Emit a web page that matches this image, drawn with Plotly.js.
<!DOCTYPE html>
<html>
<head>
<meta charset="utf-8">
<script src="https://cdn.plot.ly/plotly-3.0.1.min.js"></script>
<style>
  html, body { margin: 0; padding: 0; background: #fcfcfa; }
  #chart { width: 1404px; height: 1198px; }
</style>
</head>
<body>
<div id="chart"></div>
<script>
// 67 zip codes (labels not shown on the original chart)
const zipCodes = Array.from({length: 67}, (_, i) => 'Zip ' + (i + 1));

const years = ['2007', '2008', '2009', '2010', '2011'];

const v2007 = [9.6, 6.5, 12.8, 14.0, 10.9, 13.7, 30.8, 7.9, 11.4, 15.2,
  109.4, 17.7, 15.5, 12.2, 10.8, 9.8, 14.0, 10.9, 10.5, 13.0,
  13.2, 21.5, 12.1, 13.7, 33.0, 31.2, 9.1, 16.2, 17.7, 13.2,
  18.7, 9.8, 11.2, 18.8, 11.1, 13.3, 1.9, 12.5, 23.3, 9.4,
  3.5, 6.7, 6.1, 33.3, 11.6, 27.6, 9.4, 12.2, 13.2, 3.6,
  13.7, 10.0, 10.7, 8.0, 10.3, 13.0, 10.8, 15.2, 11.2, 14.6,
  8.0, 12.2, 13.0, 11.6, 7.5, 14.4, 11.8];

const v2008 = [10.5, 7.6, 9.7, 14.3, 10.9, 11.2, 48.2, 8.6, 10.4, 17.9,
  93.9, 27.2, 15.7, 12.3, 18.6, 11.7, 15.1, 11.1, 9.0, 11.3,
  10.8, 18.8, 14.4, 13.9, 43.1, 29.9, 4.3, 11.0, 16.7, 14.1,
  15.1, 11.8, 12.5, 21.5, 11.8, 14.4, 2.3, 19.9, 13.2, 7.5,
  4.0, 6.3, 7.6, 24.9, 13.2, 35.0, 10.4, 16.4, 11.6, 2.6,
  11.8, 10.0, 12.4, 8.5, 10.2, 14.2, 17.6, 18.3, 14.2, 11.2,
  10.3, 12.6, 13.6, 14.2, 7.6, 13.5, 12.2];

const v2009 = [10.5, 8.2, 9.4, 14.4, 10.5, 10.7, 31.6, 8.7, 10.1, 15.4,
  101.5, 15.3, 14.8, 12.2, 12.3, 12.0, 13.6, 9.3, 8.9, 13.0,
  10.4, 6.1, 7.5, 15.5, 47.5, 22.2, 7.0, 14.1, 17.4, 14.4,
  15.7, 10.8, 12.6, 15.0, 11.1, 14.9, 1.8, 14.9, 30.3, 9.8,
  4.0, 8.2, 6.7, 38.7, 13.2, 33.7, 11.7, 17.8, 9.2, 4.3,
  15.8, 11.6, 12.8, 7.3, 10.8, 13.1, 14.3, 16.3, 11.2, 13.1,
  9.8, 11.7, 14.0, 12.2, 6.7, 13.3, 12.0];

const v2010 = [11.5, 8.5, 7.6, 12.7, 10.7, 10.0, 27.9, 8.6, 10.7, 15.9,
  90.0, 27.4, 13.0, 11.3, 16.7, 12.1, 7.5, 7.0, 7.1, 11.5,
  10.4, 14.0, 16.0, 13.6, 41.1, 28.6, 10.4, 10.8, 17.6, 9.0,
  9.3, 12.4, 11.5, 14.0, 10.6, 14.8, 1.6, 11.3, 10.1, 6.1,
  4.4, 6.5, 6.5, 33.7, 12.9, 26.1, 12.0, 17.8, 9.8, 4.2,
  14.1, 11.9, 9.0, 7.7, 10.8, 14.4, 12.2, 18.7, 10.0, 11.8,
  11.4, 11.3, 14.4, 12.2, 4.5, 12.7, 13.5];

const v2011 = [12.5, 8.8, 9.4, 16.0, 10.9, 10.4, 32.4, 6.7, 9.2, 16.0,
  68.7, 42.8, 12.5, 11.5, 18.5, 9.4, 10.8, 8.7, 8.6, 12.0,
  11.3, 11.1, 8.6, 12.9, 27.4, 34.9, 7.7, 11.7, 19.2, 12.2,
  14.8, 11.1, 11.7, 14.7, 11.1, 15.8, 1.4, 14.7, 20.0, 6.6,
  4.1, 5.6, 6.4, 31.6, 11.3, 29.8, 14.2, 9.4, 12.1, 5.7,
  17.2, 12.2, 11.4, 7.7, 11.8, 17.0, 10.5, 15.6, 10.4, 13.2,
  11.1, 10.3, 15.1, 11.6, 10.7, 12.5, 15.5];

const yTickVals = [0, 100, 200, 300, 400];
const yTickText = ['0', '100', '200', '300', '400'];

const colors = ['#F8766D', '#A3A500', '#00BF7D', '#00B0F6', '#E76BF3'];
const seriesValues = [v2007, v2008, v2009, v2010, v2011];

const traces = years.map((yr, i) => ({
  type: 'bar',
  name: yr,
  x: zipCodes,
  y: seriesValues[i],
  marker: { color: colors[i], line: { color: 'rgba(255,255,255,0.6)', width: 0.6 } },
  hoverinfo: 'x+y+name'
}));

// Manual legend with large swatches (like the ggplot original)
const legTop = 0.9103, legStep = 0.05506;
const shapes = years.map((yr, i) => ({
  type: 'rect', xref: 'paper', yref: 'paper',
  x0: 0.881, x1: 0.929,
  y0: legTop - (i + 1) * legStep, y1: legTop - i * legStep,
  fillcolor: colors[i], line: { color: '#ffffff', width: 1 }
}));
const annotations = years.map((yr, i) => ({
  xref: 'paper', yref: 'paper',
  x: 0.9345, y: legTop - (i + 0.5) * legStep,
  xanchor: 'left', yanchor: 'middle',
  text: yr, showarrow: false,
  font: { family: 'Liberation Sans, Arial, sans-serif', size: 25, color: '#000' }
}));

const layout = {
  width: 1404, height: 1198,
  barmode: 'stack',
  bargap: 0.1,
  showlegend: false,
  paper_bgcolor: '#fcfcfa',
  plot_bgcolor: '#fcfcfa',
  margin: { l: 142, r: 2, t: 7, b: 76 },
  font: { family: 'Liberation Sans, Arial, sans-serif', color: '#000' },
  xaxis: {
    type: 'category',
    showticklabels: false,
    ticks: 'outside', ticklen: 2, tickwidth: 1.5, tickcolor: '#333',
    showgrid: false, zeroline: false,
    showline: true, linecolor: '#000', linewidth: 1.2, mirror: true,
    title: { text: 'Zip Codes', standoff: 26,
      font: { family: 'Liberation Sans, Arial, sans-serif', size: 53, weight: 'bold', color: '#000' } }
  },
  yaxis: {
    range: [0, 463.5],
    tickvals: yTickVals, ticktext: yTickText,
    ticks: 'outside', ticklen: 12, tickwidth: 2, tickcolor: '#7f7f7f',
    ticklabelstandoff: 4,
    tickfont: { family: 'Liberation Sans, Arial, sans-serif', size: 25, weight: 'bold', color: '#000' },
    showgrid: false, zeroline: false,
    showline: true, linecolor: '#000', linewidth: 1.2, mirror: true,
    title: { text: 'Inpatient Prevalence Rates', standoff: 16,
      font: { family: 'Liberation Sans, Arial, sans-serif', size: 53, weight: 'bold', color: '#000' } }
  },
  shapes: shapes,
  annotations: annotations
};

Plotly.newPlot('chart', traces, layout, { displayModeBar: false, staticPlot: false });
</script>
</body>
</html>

==============================

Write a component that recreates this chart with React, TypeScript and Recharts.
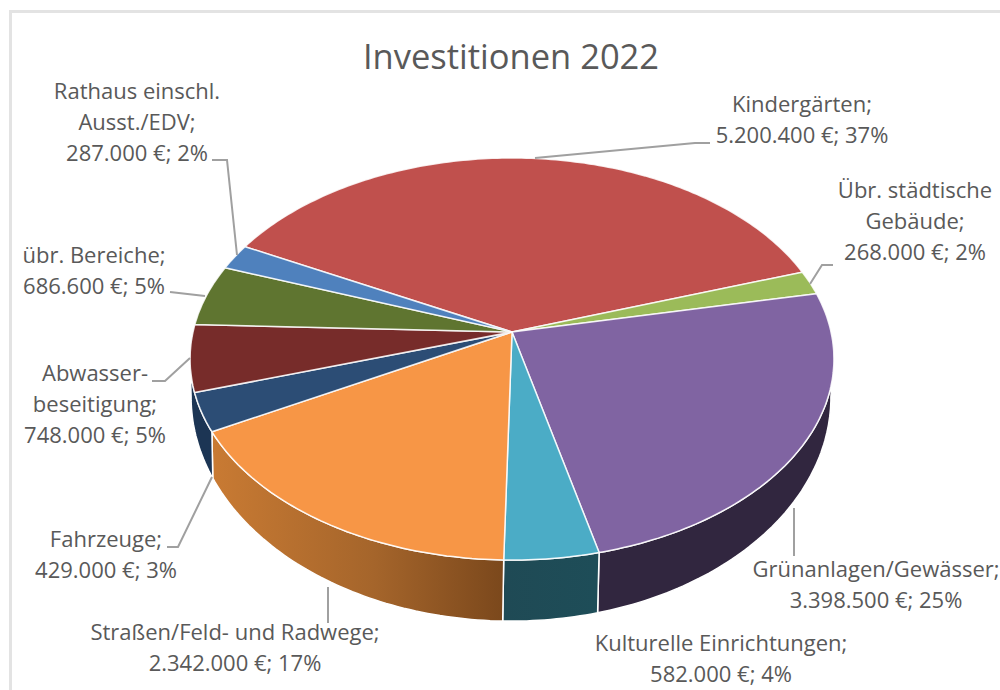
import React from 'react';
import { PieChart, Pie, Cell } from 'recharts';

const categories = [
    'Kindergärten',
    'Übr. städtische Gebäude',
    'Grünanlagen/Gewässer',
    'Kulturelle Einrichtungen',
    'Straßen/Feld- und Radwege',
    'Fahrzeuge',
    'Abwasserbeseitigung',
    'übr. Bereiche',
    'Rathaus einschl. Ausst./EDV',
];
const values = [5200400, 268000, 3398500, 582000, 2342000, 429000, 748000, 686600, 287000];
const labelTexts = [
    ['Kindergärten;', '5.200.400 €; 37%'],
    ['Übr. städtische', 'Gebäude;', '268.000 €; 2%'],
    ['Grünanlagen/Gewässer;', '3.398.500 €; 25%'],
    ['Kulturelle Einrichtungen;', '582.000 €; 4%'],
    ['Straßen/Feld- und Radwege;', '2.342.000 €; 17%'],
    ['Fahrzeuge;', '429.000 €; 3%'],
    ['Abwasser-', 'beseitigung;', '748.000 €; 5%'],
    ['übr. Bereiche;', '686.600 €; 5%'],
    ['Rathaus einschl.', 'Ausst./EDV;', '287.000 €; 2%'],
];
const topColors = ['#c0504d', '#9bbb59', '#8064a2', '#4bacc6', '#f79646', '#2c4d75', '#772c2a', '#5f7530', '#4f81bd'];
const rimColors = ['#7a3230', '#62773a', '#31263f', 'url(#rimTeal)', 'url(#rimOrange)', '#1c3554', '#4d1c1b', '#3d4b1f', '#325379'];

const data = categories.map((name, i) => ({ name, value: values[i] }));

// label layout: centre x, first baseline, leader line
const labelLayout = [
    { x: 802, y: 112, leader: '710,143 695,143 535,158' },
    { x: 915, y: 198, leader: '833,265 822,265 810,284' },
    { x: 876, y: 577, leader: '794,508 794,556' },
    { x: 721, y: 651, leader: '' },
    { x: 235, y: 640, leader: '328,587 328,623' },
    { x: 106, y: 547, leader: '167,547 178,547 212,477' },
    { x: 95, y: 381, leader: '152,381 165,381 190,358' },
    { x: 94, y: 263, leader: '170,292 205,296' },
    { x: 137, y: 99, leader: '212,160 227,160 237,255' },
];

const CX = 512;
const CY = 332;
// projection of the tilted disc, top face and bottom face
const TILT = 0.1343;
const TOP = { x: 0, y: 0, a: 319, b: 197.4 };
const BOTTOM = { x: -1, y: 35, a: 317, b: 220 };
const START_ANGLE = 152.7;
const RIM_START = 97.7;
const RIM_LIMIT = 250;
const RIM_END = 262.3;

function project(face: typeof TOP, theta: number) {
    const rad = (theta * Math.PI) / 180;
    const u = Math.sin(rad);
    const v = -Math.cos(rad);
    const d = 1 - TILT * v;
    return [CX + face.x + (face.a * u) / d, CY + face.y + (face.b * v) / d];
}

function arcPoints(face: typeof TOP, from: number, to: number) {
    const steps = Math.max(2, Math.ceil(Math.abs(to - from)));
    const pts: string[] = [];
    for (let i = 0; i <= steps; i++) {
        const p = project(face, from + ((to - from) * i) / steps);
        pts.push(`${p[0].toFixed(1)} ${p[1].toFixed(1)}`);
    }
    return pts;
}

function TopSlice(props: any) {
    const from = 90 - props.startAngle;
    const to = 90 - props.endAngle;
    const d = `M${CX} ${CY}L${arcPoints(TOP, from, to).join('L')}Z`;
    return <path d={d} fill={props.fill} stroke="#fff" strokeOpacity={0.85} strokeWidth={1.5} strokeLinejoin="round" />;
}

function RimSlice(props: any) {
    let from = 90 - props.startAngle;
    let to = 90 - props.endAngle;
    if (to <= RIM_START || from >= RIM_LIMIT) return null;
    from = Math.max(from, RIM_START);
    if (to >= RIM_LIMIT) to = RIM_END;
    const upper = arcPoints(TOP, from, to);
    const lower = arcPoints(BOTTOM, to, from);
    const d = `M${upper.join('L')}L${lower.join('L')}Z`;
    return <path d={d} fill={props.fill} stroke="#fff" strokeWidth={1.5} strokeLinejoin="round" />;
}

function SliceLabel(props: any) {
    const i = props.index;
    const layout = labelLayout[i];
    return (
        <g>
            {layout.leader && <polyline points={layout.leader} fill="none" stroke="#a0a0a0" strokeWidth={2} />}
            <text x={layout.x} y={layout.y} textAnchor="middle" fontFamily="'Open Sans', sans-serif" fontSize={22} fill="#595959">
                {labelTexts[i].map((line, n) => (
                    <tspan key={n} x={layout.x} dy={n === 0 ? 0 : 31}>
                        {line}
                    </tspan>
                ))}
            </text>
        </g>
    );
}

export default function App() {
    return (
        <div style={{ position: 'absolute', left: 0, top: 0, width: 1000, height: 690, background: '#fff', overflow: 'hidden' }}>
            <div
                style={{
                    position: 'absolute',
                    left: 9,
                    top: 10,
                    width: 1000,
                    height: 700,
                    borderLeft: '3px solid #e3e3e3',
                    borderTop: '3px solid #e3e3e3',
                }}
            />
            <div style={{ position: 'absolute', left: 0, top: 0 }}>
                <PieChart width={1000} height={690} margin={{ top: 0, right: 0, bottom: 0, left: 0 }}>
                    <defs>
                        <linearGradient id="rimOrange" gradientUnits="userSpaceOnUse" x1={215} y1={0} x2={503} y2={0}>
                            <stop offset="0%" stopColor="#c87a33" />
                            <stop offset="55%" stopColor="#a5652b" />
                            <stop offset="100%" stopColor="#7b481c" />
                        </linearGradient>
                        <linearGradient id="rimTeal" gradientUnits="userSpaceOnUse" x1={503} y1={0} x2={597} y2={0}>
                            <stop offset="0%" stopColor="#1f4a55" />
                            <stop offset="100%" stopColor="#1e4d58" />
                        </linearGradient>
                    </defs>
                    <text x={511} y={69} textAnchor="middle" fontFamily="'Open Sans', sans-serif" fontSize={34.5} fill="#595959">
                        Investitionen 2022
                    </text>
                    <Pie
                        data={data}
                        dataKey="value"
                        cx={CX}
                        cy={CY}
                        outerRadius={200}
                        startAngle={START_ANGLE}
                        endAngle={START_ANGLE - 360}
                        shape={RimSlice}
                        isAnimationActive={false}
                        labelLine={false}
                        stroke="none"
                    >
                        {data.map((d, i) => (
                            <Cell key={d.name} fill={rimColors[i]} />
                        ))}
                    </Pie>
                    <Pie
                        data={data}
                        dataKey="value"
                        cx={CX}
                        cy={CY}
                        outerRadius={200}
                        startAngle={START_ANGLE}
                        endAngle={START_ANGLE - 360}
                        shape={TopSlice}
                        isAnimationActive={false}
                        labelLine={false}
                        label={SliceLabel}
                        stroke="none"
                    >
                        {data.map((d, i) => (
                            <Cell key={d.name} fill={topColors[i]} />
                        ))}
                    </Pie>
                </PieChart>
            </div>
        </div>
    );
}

==============================

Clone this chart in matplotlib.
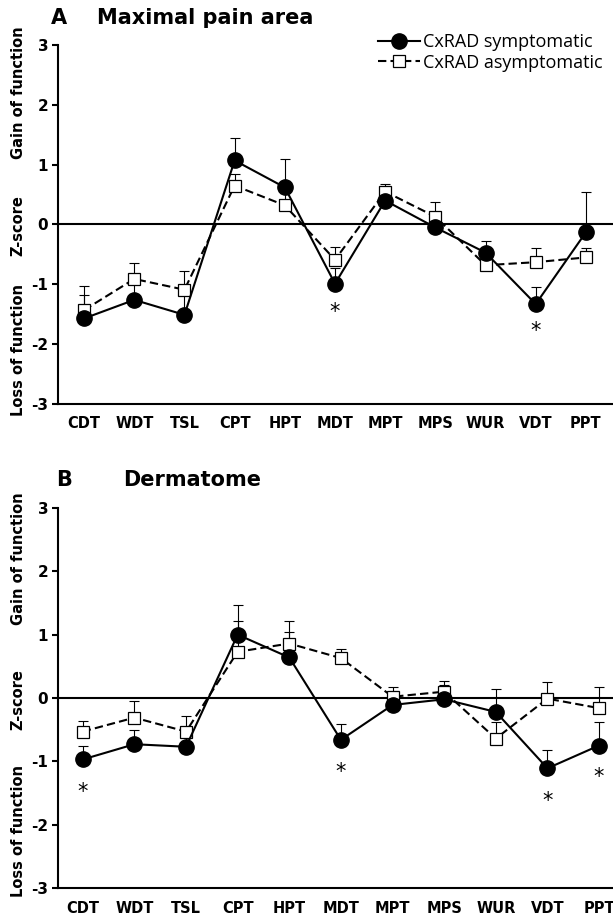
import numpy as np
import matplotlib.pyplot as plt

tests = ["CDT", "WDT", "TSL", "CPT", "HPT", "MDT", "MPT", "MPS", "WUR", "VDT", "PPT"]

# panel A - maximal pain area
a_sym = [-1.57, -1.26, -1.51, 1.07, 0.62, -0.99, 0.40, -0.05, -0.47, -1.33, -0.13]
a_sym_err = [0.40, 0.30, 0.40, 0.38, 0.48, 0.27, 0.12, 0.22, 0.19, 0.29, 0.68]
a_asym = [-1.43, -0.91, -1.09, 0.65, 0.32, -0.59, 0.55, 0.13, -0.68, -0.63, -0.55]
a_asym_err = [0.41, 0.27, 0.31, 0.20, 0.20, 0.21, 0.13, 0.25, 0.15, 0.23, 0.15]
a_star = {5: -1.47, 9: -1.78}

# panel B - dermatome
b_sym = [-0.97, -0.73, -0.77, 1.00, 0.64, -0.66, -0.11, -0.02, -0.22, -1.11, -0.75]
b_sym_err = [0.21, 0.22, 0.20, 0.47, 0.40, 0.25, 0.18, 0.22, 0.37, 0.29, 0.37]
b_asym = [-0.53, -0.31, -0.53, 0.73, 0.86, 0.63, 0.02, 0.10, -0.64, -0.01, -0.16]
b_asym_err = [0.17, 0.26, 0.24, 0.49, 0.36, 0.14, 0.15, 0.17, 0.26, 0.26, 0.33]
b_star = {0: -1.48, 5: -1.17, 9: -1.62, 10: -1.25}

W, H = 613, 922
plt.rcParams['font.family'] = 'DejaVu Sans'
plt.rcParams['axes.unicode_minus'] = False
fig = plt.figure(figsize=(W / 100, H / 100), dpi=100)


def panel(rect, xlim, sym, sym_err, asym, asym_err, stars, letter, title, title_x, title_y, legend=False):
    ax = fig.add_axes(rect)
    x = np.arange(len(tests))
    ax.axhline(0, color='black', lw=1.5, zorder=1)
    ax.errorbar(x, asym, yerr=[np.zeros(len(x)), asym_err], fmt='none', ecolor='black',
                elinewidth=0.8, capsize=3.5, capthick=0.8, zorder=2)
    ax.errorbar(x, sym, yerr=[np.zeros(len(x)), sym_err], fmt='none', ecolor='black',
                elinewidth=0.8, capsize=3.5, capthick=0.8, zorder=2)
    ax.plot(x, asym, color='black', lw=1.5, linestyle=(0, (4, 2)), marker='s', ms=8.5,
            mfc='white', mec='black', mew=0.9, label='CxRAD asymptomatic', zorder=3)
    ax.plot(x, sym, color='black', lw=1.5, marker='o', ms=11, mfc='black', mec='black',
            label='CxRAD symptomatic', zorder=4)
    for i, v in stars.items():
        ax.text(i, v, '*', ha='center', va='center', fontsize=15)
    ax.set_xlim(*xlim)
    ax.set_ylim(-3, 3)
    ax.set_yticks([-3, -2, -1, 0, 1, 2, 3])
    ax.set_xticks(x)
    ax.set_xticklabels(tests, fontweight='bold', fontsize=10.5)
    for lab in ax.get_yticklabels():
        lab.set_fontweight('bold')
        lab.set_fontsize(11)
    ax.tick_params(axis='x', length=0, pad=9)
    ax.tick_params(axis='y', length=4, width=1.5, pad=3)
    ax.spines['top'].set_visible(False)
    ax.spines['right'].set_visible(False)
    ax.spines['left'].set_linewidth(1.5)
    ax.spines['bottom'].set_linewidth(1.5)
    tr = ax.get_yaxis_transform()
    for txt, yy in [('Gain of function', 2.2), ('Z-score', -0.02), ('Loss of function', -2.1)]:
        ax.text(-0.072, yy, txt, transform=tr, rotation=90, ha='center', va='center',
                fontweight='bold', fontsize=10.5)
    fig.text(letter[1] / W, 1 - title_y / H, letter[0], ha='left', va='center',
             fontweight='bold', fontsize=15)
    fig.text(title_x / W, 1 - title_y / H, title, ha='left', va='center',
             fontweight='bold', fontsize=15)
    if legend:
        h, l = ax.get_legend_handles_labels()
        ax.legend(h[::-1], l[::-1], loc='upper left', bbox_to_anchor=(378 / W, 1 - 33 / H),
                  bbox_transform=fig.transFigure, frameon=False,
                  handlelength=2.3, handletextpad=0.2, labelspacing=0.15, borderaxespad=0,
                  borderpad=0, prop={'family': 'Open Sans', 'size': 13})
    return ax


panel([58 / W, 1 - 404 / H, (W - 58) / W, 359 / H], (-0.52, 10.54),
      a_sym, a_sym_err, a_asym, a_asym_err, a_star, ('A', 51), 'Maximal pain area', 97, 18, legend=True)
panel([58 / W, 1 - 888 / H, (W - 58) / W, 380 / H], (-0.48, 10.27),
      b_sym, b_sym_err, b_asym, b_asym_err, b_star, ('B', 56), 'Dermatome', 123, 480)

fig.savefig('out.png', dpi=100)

==============================

Your goal>
Write out word for word the lines above that run from the one with "Write a component" to the one with "PieChart, Pie, Cell". Include both end lines; exclude the images.

Completed task>
Write a component that recreates this chart with React, TypeScript and Recharts.
import React from 'react';
import { PieChart, Pie, Cell } from 'recharts';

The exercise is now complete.